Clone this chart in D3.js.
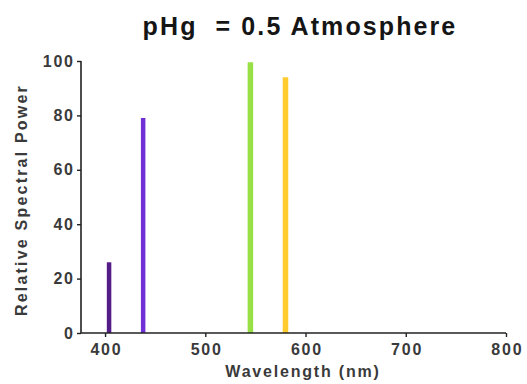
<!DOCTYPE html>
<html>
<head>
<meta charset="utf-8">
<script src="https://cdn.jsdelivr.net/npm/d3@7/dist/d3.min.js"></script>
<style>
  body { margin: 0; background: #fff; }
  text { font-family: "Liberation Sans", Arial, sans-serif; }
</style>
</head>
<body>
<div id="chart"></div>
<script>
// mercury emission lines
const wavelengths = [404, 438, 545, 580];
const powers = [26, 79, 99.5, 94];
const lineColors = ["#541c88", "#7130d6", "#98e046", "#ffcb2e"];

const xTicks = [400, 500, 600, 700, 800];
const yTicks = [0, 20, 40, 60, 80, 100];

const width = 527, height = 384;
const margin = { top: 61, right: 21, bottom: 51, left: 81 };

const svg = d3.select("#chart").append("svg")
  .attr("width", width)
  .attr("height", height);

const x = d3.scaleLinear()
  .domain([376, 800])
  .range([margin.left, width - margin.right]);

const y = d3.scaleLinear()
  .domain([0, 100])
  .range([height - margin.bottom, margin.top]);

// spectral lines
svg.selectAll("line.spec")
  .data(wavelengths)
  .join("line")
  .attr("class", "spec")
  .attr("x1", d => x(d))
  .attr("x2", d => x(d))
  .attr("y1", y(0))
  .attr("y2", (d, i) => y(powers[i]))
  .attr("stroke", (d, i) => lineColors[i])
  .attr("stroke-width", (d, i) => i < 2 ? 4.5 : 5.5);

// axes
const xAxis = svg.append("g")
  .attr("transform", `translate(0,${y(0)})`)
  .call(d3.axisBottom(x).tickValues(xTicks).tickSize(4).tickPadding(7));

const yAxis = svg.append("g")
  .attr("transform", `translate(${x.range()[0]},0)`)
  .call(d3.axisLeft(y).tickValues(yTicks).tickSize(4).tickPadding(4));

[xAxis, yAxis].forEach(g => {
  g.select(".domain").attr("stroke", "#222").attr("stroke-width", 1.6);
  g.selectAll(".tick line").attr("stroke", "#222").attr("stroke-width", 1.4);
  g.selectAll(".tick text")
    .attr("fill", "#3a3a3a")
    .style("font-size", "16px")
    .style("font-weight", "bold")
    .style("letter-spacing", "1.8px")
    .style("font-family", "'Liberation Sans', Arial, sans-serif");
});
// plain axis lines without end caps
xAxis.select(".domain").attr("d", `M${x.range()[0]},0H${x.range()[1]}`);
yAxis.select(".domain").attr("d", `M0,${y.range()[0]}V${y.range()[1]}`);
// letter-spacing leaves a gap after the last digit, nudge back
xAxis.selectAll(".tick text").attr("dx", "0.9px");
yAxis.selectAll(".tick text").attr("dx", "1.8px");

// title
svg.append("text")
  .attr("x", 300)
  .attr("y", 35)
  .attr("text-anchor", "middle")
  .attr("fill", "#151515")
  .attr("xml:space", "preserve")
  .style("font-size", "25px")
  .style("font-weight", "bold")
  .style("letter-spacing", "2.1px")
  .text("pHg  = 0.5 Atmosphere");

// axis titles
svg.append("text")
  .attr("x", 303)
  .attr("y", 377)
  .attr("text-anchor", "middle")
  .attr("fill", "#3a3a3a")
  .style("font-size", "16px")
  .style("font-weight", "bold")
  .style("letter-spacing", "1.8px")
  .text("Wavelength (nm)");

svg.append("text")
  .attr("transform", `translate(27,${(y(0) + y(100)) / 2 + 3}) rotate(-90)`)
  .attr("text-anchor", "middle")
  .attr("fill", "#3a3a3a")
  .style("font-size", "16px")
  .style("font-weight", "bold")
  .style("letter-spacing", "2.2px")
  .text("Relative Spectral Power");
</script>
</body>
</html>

******

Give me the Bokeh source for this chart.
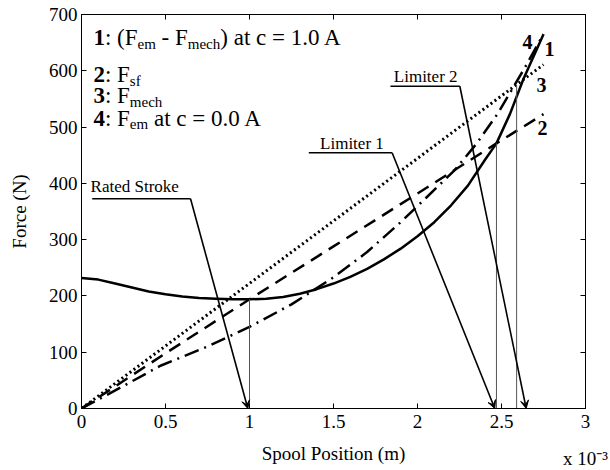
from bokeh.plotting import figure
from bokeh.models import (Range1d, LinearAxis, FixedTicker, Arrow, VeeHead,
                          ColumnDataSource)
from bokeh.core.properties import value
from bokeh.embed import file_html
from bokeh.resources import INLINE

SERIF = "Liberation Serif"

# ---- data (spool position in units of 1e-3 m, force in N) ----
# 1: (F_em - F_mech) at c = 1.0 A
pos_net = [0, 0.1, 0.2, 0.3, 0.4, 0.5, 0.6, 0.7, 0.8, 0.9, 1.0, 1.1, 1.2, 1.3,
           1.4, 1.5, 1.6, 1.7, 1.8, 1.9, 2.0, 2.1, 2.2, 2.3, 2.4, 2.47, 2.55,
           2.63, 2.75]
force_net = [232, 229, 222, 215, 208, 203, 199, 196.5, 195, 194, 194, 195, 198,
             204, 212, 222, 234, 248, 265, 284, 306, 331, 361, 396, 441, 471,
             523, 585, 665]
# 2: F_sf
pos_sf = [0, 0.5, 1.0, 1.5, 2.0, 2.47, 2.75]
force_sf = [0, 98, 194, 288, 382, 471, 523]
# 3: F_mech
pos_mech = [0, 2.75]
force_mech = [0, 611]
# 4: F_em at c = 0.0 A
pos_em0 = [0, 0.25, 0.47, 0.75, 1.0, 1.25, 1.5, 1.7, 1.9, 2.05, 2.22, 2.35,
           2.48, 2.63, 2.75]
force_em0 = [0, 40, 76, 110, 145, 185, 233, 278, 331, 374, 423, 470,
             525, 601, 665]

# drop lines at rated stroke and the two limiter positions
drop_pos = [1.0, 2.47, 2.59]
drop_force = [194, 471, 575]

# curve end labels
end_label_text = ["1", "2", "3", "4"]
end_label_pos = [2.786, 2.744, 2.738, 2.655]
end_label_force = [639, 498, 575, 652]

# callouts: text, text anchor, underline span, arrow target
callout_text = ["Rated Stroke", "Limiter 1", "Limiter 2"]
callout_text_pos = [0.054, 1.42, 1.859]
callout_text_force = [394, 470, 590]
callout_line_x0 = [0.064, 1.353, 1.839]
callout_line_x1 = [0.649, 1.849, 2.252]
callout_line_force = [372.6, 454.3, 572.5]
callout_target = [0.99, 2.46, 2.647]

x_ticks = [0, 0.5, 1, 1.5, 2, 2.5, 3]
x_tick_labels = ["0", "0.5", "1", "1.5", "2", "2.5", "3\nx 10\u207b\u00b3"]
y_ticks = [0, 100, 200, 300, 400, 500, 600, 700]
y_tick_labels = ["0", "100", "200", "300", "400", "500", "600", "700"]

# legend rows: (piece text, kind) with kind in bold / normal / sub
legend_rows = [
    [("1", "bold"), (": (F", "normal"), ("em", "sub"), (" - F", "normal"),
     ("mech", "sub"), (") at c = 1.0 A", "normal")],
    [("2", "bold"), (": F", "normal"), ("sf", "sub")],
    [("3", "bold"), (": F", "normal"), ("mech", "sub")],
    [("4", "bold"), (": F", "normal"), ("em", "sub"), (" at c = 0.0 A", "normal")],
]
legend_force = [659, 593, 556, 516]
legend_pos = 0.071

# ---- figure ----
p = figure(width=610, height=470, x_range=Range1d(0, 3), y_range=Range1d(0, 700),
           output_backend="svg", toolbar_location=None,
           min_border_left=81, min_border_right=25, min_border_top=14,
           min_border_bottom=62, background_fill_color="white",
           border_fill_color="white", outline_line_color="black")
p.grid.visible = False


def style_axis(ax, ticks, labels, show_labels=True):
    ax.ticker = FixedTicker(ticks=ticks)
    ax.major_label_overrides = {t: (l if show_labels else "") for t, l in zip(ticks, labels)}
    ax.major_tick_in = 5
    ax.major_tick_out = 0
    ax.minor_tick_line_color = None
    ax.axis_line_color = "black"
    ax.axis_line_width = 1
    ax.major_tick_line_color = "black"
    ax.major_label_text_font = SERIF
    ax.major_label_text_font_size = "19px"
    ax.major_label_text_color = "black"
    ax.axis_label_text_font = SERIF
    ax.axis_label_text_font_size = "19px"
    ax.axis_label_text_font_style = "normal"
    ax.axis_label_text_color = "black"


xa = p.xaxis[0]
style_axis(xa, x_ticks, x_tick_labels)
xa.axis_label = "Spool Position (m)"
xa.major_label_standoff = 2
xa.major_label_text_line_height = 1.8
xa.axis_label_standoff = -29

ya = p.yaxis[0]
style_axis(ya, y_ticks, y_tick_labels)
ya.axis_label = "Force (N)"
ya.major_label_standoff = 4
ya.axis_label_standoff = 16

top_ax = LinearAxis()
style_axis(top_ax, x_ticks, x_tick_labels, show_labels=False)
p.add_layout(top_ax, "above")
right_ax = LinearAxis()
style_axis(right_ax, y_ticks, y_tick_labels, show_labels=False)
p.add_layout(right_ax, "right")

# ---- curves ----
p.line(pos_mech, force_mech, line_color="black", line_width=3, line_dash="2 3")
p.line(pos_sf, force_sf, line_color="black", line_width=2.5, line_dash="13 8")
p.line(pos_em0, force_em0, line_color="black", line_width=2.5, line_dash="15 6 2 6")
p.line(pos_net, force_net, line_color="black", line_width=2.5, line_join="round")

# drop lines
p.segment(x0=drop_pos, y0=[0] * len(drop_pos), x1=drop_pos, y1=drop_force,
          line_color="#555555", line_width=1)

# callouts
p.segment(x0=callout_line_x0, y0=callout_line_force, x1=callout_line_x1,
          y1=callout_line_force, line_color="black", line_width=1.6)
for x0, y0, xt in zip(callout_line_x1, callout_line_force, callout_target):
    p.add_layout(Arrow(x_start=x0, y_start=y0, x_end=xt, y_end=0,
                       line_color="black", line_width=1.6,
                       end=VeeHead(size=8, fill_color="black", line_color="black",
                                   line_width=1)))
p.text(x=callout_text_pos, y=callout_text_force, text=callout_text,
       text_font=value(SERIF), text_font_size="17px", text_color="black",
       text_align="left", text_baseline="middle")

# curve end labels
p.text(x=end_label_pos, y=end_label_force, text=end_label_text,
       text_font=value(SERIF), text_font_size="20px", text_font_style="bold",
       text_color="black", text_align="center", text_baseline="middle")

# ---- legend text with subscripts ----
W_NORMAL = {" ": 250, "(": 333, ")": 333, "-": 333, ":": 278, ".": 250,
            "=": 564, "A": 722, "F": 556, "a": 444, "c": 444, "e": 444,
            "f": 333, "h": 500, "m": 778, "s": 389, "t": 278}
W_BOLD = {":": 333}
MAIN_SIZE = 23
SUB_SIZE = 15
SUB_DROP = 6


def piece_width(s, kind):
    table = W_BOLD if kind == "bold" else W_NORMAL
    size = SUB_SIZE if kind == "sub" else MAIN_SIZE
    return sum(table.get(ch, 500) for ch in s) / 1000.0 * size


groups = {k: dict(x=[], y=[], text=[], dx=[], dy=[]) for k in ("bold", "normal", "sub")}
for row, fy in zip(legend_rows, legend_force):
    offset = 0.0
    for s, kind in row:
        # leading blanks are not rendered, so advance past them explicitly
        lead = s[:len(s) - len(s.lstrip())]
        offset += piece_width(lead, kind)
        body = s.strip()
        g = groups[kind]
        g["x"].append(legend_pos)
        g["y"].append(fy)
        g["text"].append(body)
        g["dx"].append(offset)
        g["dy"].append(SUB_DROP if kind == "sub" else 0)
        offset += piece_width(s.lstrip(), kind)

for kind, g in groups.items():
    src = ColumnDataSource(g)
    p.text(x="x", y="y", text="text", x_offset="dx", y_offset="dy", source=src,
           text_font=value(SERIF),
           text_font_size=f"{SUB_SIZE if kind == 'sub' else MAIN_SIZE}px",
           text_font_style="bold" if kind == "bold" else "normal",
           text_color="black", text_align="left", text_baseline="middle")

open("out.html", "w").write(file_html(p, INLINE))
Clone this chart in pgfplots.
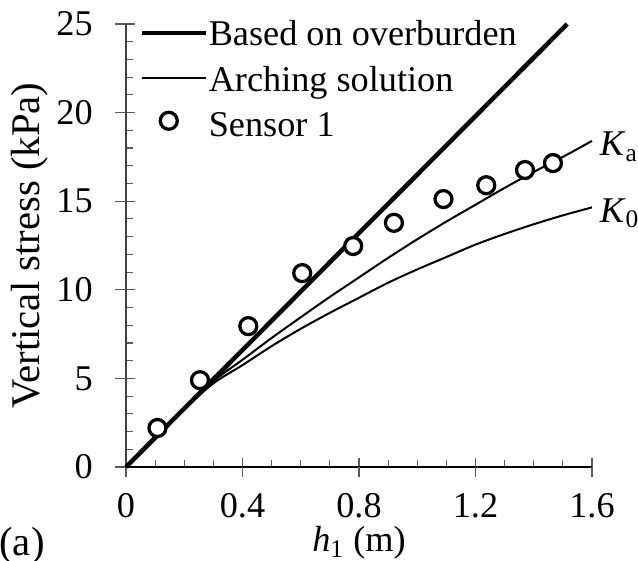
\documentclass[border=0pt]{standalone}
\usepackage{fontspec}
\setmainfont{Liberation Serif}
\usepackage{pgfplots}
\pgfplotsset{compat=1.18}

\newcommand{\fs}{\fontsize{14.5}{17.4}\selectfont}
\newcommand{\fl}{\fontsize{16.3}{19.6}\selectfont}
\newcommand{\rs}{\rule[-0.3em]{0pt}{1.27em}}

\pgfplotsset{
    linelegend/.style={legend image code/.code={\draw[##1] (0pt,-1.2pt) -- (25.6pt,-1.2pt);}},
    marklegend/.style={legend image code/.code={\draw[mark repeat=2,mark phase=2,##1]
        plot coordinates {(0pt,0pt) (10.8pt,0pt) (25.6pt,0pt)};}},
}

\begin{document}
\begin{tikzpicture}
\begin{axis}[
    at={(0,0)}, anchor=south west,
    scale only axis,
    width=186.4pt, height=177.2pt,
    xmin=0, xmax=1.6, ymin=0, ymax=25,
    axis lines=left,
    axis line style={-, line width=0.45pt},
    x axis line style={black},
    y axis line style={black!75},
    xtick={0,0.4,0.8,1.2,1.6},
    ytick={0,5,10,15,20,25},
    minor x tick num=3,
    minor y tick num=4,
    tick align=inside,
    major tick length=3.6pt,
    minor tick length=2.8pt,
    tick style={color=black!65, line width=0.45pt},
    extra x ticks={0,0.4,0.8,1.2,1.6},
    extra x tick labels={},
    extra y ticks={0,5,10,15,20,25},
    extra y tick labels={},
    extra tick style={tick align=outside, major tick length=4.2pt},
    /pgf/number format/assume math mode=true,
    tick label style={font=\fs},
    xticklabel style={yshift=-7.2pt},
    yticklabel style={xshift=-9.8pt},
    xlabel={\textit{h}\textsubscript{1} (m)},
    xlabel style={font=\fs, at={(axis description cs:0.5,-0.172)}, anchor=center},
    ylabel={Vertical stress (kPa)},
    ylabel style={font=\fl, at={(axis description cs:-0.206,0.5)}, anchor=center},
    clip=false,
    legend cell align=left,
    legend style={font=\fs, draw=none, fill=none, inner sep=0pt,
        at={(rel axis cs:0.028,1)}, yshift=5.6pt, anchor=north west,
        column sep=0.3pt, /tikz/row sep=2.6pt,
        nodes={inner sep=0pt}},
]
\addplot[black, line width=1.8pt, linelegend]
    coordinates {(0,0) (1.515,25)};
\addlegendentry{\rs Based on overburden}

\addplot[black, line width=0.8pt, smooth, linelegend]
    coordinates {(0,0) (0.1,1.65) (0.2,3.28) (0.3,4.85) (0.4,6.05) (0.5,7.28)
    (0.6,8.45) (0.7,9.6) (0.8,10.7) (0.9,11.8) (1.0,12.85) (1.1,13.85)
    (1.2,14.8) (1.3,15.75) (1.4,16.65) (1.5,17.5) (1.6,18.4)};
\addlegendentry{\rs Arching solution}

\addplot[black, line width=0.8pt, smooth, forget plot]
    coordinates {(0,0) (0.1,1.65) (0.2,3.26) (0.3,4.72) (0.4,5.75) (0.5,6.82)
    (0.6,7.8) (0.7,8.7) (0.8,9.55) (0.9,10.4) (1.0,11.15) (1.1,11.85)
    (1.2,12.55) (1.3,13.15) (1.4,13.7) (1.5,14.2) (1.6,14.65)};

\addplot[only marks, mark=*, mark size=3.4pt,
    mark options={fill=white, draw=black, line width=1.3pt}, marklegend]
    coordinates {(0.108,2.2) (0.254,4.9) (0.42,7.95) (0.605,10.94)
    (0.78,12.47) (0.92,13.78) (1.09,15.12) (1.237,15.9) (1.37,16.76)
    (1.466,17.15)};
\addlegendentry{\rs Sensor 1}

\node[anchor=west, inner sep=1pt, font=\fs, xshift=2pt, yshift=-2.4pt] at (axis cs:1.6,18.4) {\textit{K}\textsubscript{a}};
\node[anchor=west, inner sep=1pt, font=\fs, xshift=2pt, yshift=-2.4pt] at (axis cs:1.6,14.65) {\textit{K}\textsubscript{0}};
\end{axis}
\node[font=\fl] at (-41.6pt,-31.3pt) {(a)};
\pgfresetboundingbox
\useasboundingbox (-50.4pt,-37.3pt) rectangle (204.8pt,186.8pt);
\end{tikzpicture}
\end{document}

******

**TASK:** In the listing above, find the line with "Clone this chart in D3.js." and the line with "const yTicks = [0, 20, 40, 60, 80, 100];". Copy both of them and every line between, exactly, but not the pictures.

**EXERCISE RESULT:**
Clone this chart in D3.js.
<!DOCTYPE html>
<html>
<head>
<meta charset="utf-8">
<script src="https://cdn.jsdelivr.net/npm/d3@7/dist/d3.min.js"></script>
<style>
  body { margin: 0; background: #fff; }
  text { font-family: "Liberation Sans", Arial, sans-serif; }
</style>
</head>
<body>
<div id="chart"></div>
<script>
// mercury emission lines
const wavelengths = [404, 438, 545, 580];
const powers = [26, 79, 99.5, 94];
const lineColors = ["#541c88", "#7130d6", "#98e046", "#ffcb2e"];

const xTicks = [400, 500, 600, 700, 800];
const yTicks = [0, 20, 40, 60, 80, 100];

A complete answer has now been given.